-------- DATA LINES

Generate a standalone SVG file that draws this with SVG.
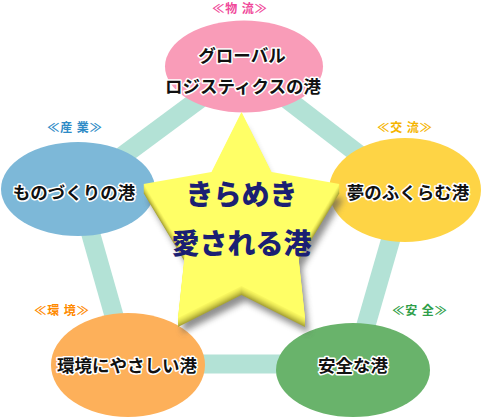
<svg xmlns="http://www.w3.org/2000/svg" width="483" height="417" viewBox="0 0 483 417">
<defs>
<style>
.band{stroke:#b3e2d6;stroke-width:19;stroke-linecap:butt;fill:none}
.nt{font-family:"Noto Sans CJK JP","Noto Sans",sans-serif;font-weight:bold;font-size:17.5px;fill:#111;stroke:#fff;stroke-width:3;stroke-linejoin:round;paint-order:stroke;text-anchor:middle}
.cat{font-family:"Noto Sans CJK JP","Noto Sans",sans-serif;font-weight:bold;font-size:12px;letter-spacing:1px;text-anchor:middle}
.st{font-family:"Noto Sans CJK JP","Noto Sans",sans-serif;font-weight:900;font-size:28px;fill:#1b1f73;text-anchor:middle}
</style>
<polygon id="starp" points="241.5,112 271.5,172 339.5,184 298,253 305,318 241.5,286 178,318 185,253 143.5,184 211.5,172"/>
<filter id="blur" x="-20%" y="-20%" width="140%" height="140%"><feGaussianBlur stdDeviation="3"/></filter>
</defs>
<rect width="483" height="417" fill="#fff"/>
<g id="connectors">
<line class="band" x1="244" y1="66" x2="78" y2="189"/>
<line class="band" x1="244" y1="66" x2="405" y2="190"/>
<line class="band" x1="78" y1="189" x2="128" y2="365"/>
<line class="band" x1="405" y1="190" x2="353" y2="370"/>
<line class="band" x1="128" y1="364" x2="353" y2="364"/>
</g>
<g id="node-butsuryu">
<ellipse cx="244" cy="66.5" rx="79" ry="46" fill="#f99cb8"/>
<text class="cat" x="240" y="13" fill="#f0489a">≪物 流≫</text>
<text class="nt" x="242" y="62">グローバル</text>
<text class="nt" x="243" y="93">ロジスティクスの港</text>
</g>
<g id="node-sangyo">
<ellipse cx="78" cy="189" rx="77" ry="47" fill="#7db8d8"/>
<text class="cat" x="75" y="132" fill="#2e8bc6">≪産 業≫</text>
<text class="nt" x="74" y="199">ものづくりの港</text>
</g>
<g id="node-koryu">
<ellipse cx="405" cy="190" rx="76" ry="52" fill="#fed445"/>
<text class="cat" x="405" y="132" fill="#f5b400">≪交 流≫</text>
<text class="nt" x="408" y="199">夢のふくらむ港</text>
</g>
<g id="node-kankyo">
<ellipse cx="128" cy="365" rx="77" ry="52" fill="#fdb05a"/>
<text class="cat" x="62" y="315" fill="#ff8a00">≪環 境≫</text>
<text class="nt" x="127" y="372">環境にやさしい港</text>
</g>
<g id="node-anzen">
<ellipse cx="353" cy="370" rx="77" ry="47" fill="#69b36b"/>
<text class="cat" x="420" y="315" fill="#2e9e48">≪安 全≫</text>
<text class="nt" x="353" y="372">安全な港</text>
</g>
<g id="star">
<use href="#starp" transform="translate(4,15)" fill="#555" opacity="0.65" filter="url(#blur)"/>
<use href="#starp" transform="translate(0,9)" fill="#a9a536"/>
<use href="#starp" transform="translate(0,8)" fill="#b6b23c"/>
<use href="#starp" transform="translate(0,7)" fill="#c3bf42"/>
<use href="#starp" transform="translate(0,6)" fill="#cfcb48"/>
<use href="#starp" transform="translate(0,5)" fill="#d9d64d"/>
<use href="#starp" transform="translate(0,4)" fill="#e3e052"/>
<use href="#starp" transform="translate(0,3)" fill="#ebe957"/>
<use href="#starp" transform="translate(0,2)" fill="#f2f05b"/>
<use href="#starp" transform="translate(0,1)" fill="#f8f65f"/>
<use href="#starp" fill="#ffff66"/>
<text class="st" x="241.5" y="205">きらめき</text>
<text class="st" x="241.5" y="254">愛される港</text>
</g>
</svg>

----------------

- _YOUR TASK_: Exclude the images and reproduce the remaining data exactly.

- _ANSWER BELOW_:
Generate a standalone SVG file that draws this with SVG.
<svg xmlns="http://www.w3.org/2000/svg" width="483" height="417" viewBox="0 0 483 417">
<defs>
<style>
.band{stroke:#b3e2d6;stroke-width:19;stroke-linecap:butt;fill:none}
.nt{font-family:"Noto Sans CJK JP","Noto Sans",sans-serif;font-weight:bold;font-size:17.5px;fill:#111;stroke:#fff;stroke-width:3;stroke-linejoin:round;paint-order:stroke;text-anchor:middle}
.cat{font-family:"Noto Sans CJK JP","Noto Sans",sans-serif;font-weight:bold;font-size:12px;letter-spacing:1px;text-anchor:middle}
.st{font-family:"Noto Sans CJK JP","Noto Sans",sans-serif;font-weight:900;font-size:28px;fill:#1b1f73;text-anchor:middle}
</style>
<polygon id="starp" points="241.5,112 271.5,172 339.5,184 298,253 305,318 241.5,286 178,318 185,253 143.5,184 211.5,172"/>
<filter id="blur" x="-20%" y="-20%" width="140%" height="140%"><feGaussianBlur stdDeviation="3"/></filter>
</defs>
<rect width="483" height="417" fill="#fff"/>
<g id="connectors">
<line class="band" x1="244" y1="66" x2="78" y2="189"/>
<line class="band" x1="244" y1="66" x2="405" y2="190"/>
<line class="band" x1="78" y1="189" x2="128" y2="365"/>
<line class="band" x1="405" y1="190" x2="353" y2="370"/>
<line class="band" x1="128" y1="364" x2="353" y2="364"/>
</g>
<g id="node-butsuryu">
<ellipse cx="244" cy="66.5" rx="79" ry="46" fill="#f99cb8"/>
<text class="cat" x="240" y="13" fill="#f0489a">≪物 流≫</text>
<text class="nt" x="242" y="62">グローバル</text>
<text class="nt" x="243" y="93">ロジスティクスの港</text>
</g>
<g id="node-sangyo">
<ellipse cx="78" cy="189" rx="77" ry="47" fill="#7db8d8"/>
<text class="cat" x="75" y="132" fill="#2e8bc6">≪産 業≫</text>
<text class="nt" x="74" y="199">ものづくりの港</text>
</g>
<g id="node-koryu">
<ellipse cx="405" cy="190" rx="76" ry="52" fill="#fed445"/>
<text class="cat" x="405" y="132" fill="#f5b400">≪交 流≫</text>
<text class="nt" x="408" y="199">夢のふくらむ港</text>
</g>
<g id="node-kankyo">
<ellipse cx="128" cy="365" rx="77" ry="52" fill="#fdb05a"/>
<text class="cat" x="62" y="315" fill="#ff8a00">≪環 境≫</text>
<text class="nt" x="127" y="372">環境にやさしい港</text>
</g>
<g id="node-anzen">
<ellipse cx="353" cy="370" rx="77" ry="47" fill="#69b36b"/>
<text class="cat" x="420" y="315" fill="#2e9e48">≪安 全≫</text>
<text class="nt" x="353" y="372">安全な港</text>
</g>
<g id="star">
<use href="#starp" transform="translate(4,15)" fill="#555" opacity="0.65" filter="url(#blur)"/>
<use href="#starp" transform="translate(0,9)" fill="#a9a536"/>
<use href="#starp" transform="translate(0,8)" fill="#b6b23c"/>
<use href="#starp" transform="translate(0,7)" fill="#c3bf42"/>
<use href="#starp" transform="translate(0,6)" fill="#cfcb48"/>
<use href="#starp" transform="translate(0,5)" fill="#d9d64d"/>
<use href="#starp" transform="translate(0,4)" fill="#e3e052"/>
<use href="#starp" transform="translate(0,3)" fill="#ebe957"/>
<use href="#starp" transform="translate(0,2)" fill="#f2f05b"/>
<use href="#starp" transform="translate(0,1)" fill="#f8f65f"/>
<use href="#starp" fill="#ffff66"/>
<text class="st" x="241.5" y="205">きらめき</text>
<text class="st" x="241.5" y="254">愛される港</text>
</g>
</svg>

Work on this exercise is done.